We suggest an implementation of the MPI send functions that may not be found in existing MPI implementations, but is simple, obeys the MPI standard correctly, and most importantly, its simulation model accurately predicts reality.
The MPI standard requires that messages sent use the area specified by the function call MPI_Buffer_attach for message buffering. Hence, a process can statically or dynamically allocate memory, and give it to MPI for message buffering using MPI_Buffer_attach. Messages on all communicators share the same buffer. Our implementation assumes sender buffering, meaning that messages are not sent to the receiver unless the receiver has posted a matching receive. Consequently, when a message is sent using MPI_Ssend, the data is not actually sent, but only a request-to-send, consisting of the source, destination, tag and communicator of the message.
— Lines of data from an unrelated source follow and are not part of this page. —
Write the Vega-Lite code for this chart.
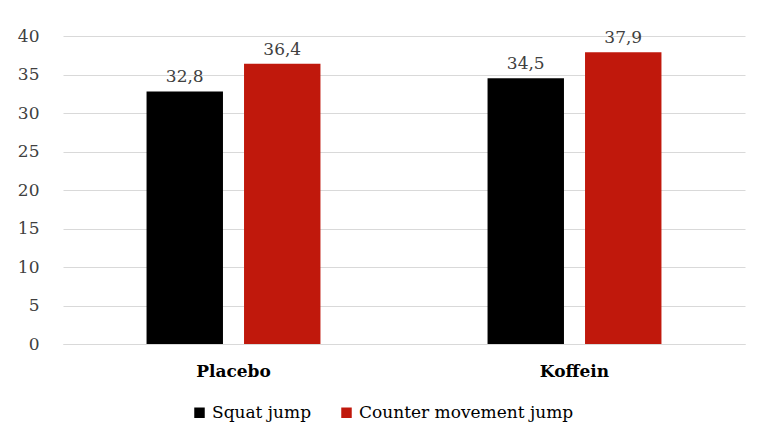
{
  "$schema": "https://vega.github.io/schema/vega-lite/v6.json",
  "autosize": "none",
  "width": 682,
  "height": 308,
  "padding": {"left": 63, "top": 36, "right": 26, "bottom": 100},
  "background": "white",
  "config": {
    "font": "DejaVu Serif",
    "view": {"stroke": null},
    "locale": {
      "number": {"decimal": ",", "thousands": ".", "grouping": [3], "currency": ["", " €"]}
    }
  },
  "data": {
    "values": [
      {"group": "Placebo", "test": "Squat jump", "value": 32.8},
      {"group": "Placebo", "test": "Counter movement jump", "value": 36.4},
      {"group": "Koffein", "test": "Squat jump", "value": 34.5},
      {"group": "Koffein", "test": "Counter movement jump", "value": 37.9}
    ]
  },
  "encoding": {
    "x": {
      "field": "group",
      "type": "nominal",
      "sort": ["Placebo", "Koffein"],
      "scale": {"paddingInner": 0.49, "paddingOuter": 0.245},
      "axis": {
        "title": null,
        "labelAngle": 0,
        "ticks": false,
        "domainColor": "#d9d9d9",
        "labelFont": "DejaVu Serif",
        "labelFontWeight": "bold",
        "labelFontSize": 17,
        "labelColor": "#000000",
        "labelPadding": 19
      }
    },
    "xOffset": {
      "field": "test",
      "type": "nominal",
      "sort": ["Squat jump", "Counter movement jump"],
      "scale": {"paddingInner": 0.216, "paddingOuter": 0}
    },
    "y": {
      "field": "value",
      "type": "quantitative",
      "scale": {"domain": [0, 40]},
      "axis": {
        "title": null,
        "values": [0, 5, 10, 15, 20, 25, 30, 35, 40],
        "domain": false,
        "ticks": false,
        "gridColor": "#d9d9d9",
        "labelFont": "DejaVu Serif",
        "labelFontSize": 17,
        "labelColor": "#404040",
        "labelPadding": 24
      }
    }
  },
  "layer": [
    {
      "mark": {"type": "bar"},
      "encoding": {
        "color": {
          "field": "test",
          "type": "nominal",
          "sort": ["Squat jump", "Counter movement jump"],
          "scale": {
            "domain": ["Squat jump", "Counter movement jump"],
            "range": ["#000000", "#C0180C"]
          },
          "legend": {
            "title": null,
            "orient": "none",
            "legendX": 128,
            "legendY": 368,
            "direction": "horizontal",
            "symbolType": "square",
            "symbolSize": 110,
            "symbolStrokeWidth": 0,
            "labelFont": "DejaVu Serif",
            "labelFontSize": 17,
            "labelLimit": 400,
            "labelColor": "#000000",
            "columnPadding": 26
          }
        }
      }
    },
    {
      "mark": {"type": "text", "baseline": "bottom", "dy": -5, "fontSize": 17, "font": "DejaVu Serif", "color": "#404040"},
      "encoding": {
        "text": {"field": "value", "type": "quantitative", "format": ".1f"}
      }
    }
  ]
}
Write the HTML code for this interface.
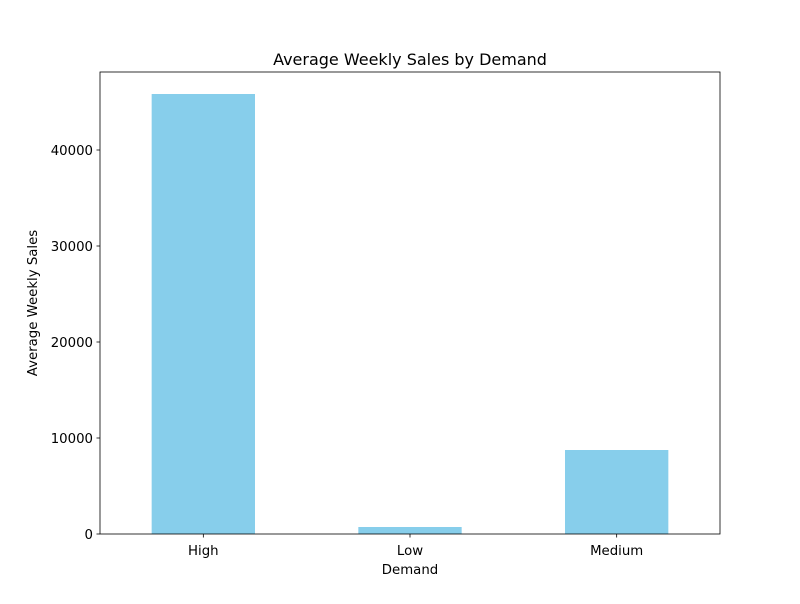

When request-to-sends are received at the receiver, they are not stored in the attached buffer area, but in a separate unbounded area. We assume this area can never overflow (which is a realistic assumption considering the small size of a request-to-send). When a matching receive is posted, a ready-to-receive reply is returned to the sender, after which the message data is transferred.
MPI_Bsend copies the message that needs to be sent to the area declared by MPI_Buffer_attach, provided it is not exhausted by other messages sent using MPI_Bsend. If it is, then there is a program error. Subsequently, the message is sent to the receiver using MPI_Ssend, using a pointer to the message lying in the buffer.
As mentioned earlier, we assume MPI_Rsend is implemented as an MPI_Ssend, and MPI_Send actually uses either MPI_Ssend or MPI_Bsend. For these reasons, all sends can be implemented using only MPI_Ssend and MPI_Bsend as the real underlying message passing function calls, and even they are very similar. Since each send is functionally equivalent to its non-blocking counterpart and MPI_Wait, constructing a simulation model based on MPI_Issends, MPI_Ibsends and MPI_Waits should be sufficient to cover all types of sends.